4. Lost my significant other and 5. Everything else
Sounds silly, I know. But look around, people do care about what's their significant other are thinking or saying. And after a long steps that I went through and faith that I finally have, I still think about what if after I change, I lost him. Because maybe he doesn't like the changes that I've made. After several thoughts, I finally said to myself "I rather lost him, than lost a GOD". I know that this hijab is really important for me, it's an obligation for every Muslim woman and if I don't wear it, Allah may not be with me anymore. And I know that there will be someone out there that accept me with hijab. Almost at the same time, I also thought that I might lose what I have right now. Anything. Such as freedom, or any other opportunities. But then, as I know better, woman will feel free when they wear hijab, there will be no guy looking at them with 'that' look. And, if you can't get a good opportunity by wearing hijab, then it's not good enough. Nothing comes good from someone who can't respect our religion. And remember that Allah will give you even better opportunity if you still wear your hijab. I brace myself to move forward around March 2013.

Then, I just wait and getting ready for it.
Why not wearing it directly? Well, I'm not a big fan of 'suddenly', especially, not for this big changing in my life and myself. Even more, from March-July, it was oh-super-hectic-days for me, busy preparing my thesis and all of the documents for PhD admission. I don't think I have a little room to think about this changing. Because you know, you can't just suddenly wear hijab as you like it - at least, not for me. I need to think how will I wear it and what kinds of materials that I'm comfortable with. I need to prepare every tiny details, so that when I change, I don't feel like a stranger with myself. So I decided to wear it around August when things are settled.

So here I am, wearing hijab, proudly, since August 26th.

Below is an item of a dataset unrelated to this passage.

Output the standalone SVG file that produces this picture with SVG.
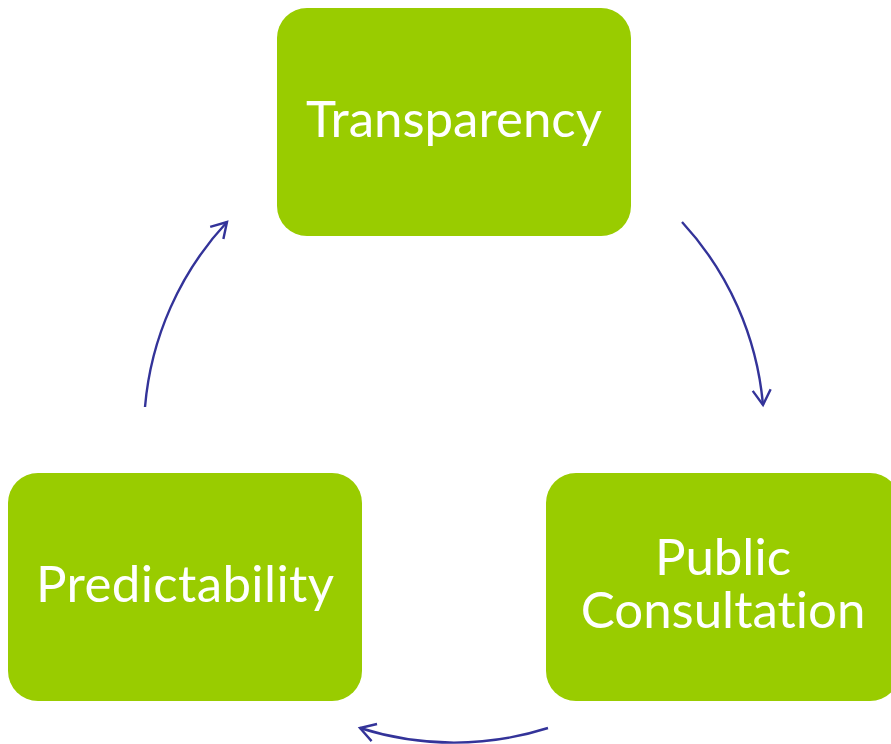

In 2012, I experienced a lot of unique things or reminders - I would say, which makes me feel uneasy and rush the process of wearing hijab. (1) Around January, out of a sudden, my mom's friend asked me when will I wear hijab. (2) On March, a stranger thought that I'm Christian because I don't wear hijab. (3) Around June-July, my mom's staffs asked me, when should I cover my head like my mom. (4) Around July, a stranger that doesn't know if I'm a Muslim or not, ask me why I don't wear hijab. (5) Uncountable nightmares about not wearing hijab and there was one night I woke up from that nightmares and found tears on my eyes.

 
*Despite all my understandings in each step, there's always one legitimate-undeniable facts that I included in my steps: "There's always good things that comes from believe in Allah and woman looks prettier in front of Allah if they cover their body and head, no matter it's a fashionable clothes or not."